WRITTEN REQUEST | Reproduce exactly the lines below, from the first one through the line containing "const pts = (ys)", and omit any pictures.

━━━━━ DATA

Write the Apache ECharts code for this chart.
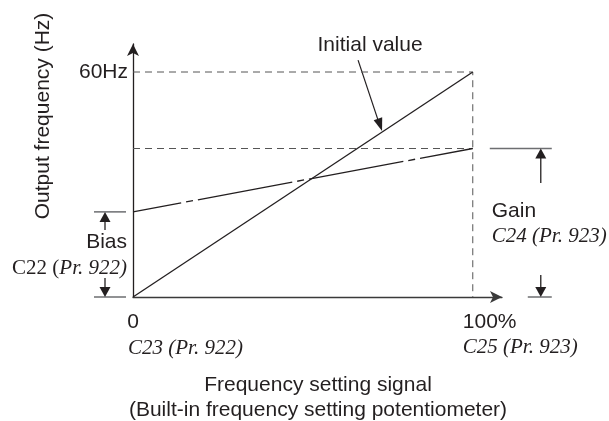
<!DOCTYPE html>
<html><head><meta charset="utf-8">
<script src="https://cdn.jsdelivr.net/npm/echarts@6/dist/echarts.min.js"></script>
<style>html,body{margin:0;padding:0;background:#fff}#c{width:609px;height:421px}</style>
</head><body><div id="c"></div>
<script>
// ---- data ----
const signalPct = [0, 100];            // frequency setting signal (%)
const initialHz = [0, 60];             // initial value line (Hz)
const biasGainHz = [22.7, 39.6];       // bias at 0 %, gain at 100 % (Hz)
const maxHz = 60;
const xTickLabels = ['0', '100%'];
const xParamLabels = ['C23 (Pr. 922)', 'C25 (Pr. 923)'];
const yTickLabel = '60Hz';

const INK = '#231f20';
const GREY = '#555555';
const SANS = '"Liberation Sans", Arial, Helvetica, sans-serif';
const SERIF = '"Liberation Serif", "Times New Roman", serif';

const chart = echarts.init(document.getElementById('c'), null, {renderer: 'canvas'});

const pts = (ys) => signalPct.map((x, i) => [x, ys[i]]);

chart.setOption({
  animation: false,
  backgroundColor: '#fff',
  grid: {left: 133, right: 107, top: 44, bottom: 124},
  xAxis: {
    type: 'value', min: 0, max: 108.6, interval: 100,
    axisLine: {show: true, symbol: ['none', 'arrow'], symbolSize: [9, 12],
      lineStyle: {color: '#3a3a3a', width: 1.3}},
    axisTick: {show: false}, splitLine: {show: false},
    axisLabel: {show: false}
  },
  yAxis: {
    type: 'value', min: 0, max: 67.47, interval: 60,
    axisLine: {show: true, symbol: ['none', 'arrow'], symbolSize: [9, 12],
      lineStyle: {color: INK, width: 1.3}},
    axisTick: {show: false}, splitLine: {show: false},
    axisLabel: {
      margin: 5, fontSize: 21, fontFamily: SANS, color: INK,
      formatter: v => (v === maxHz ? yTickLabel : '')
    }
  },
  series: [
    {type: 'line', name: 'guide60', z: 1, symbol: 'none', silent: true,
      data: [[signalPct[0], maxHz], [signalPct[1], maxHz], [signalPct[1], 0]],
      lineStyle: {color: GREY, width: 1, type: [7, 5]}},
    {type: 'line', name: 'guideGain', z: 1, symbol: 'none', silent: true,
      data: [[signalPct[0], biasGainHz[1]], [signalPct[1], biasGainHz[1]]],
      lineStyle: {color: GREY, width: 1, type: [7, 5]}},
    {type: 'line', name: 'Initial value', z: 3, symbol: 'none',
      data: pts(initialHz), lineStyle: {color: INK, width: 1.3}},
    {type: 'line', name: 'Bias/Gain', z: 3, symbol: 'none',
      data: pts(biasGainHz),
      lineStyle: {color: INK, width: 1.3, type: [96, 5, 7, 5], dashOffset: 47}}
  ]
});

// ---- annotations anchored through the chart's own scales ----
const P = (x, y) => chart.convertToPixel({gridIndex: 0}, [x, y]);
const o = P(0, 0);
const x100 = P(signalPct[1], 0)[0];
const yb = P(0, biasGainHz[0])[1];
const yg = P(0, biasGainHz[1])[1];

const g = [];
const line = (x1, y1, x2, y2, color, w) => g.push({type: 'line', silent: true,
  shape: {x1, y1, x2, y2}, style: {stroke: color || INK, lineWidth: w || 1.3}});
const tri = (tipX, tipY, dx, dy, len, half) => {
  // arrow head with tip at (tipX,tipY) pointing along (dx,dy)
  const L = Math.hypot(dx, dy); const ux = dx / L, uy = dy / L;
  const bx = tipX - ux * len, by = tipY - uy * len;
  g.push({type: 'polygon', silent: true, shape: {points: [[tipX, tipY],
    [bx - uy * half, by + ux * half], [bx + uy * half, by - ux * half]]}, style: {fill: INK}});
};
const text = (t, x, y, align, font, extra) => g.push({type: 'text', silent: true, x, y,
  style: Object.assign({text: t, font, fill: INK, align, verticalAlign: 'middle'}, extra || {})});

const fSans = '21px ' + SANS;
const fSerifI = 'italic 21px ' + SERIF;

// Bias marker
const bx = o[0] - 28;
line(o[0] - 39, yb, o[0] - 7, yb, '#6d6e71', 1.5);
line(o[0] - 39, o[1], o[0] - 7, o[1], '#6d6e71', 1.5);
tri(bx, yb, 0, -1, 10, 5.5); line(bx, yb + 9, bx, yb + 18);
tri(bx, o[1], 0, 1, 10, 5.5); line(bx, o[1] - 19, bx, o[1] - 9);
const bm = (yb + o[1]) / 2;
text('Bias', o[0] - 6, bm - 12.5, 'right', fSans);
g.push({type: 'text', silent: true, x: o[0] - 6, y: bm + 14.5, style: {
  text: '{u|C22 (}{i|Pr. 922)}', align: 'right', verticalAlign: 'middle', fill: INK,
  rich: {u: {font: '21px ' + SERIF, fill: INK}, i: {font: fSerifI, fill: INK}}}});

// Gain marker
const gx = x100 + 68;
line(x100 + 17, yg, x100 + 79, yg, '#6d6e71', 1.5);
line(x100 + 55, o[1], x100 + 79, o[1], '#6d6e71', 1.5);
tri(gx, yg, 0, -1, 10, 5.5); line(gx, yg + 9, gx, yg + 34.5);
tri(gx, o[1], 0, 1, 10, 5.5); line(gx, o[1] - 22, gx, o[1] - 9);
const gm = (yg + o[1]) / 2;
text('Gain', x100 + 19, gm - 12, 'left', fSans);
text('C24 (Pr. 923)', x100 + 19, gm + 14, 'left', fSerifI);

// x tick labels
text(xTickLabels[0], o[0], o[1] + 25, 'center', fSans);
text(xParamLabels[0], o[0] - 5, o[1] + 51, 'left', fSerifI);
text(xTickLabels[1], x100 - 10, o[1] + 25, 'left', fSans);
text(xParamLabels[1], x100 - 10, o[1] + 50, 'left', fSerifI);

// Initial value callout
const tip = P(73.3, initialHz[1] * 0.733);
const tail = [tip[0] - 24, tip[1] - 72];
line(tail[0], tail[1], tip[0] - 3, tip[1] - 9, INK, 1.2);
tri(tip[0], tip[1] - 1, tip[0] - tail[0], tip[1] - tail[1], 13, 4.5);
text('Initial value', tail[0] + 12, tail[1] - 15, 'center', fSans);

// axis titles
text('Frequency setting signal', 318, o[1] + 88, 'center', fSans);
text('(Built-in frequency setting potentiometer)', 318, o[1] + 113, 'center', fSans);
g.push({type: 'text', silent: true, x: 43, y: 116, rotation: Math.PI / 2,
  style: {text: 'Output frequency (Hz)', font: fSans, fill: INK, align: 'center', verticalAlign: 'middle'}});

chart.setOption({graphic: g});
</script></body></html>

━━━━━━━━━━

ANSWER TO THIS EXERCISE |
Write the Apache ECharts code for this chart.
<!DOCTYPE html>
<html><head><meta charset="utf-8">
<script src="https://cdn.jsdelivr.net/npm/echarts@6/dist/echarts.min.js"></script>
<style>html,body{margin:0;padding:0;background:#fff}#c{width:609px;height:421px}</style>
</head><body><div id="c"></div>
<script>
// ---- data ----
const signalPct = [0, 100];            // frequency setting signal (%)
const initialHz = [0, 60];             // initial value line (Hz)
const biasGainHz = [22.7, 39.6];       // bias at 0 %, gain at 100 % (Hz)
const maxHz = 60;
const xTickLabels = ['0', '100%'];
const xParamLabels = ['C23 (Pr. 922)', 'C25 (Pr. 923)'];
const yTickLabel = '60Hz';

const INK = '#231f20';
const GREY = '#555555';
const SANS = '"Liberation Sans", Arial, Helvetica, sans-serif';
const SERIF = '"Liberation Serif", "Times New Roman", serif';

const chart = echarts.init(document.getElementById('c'), null, {renderer: 'canvas'});

const pts = (ys) => signalPct.map((x, i) => [x, ys[i]]);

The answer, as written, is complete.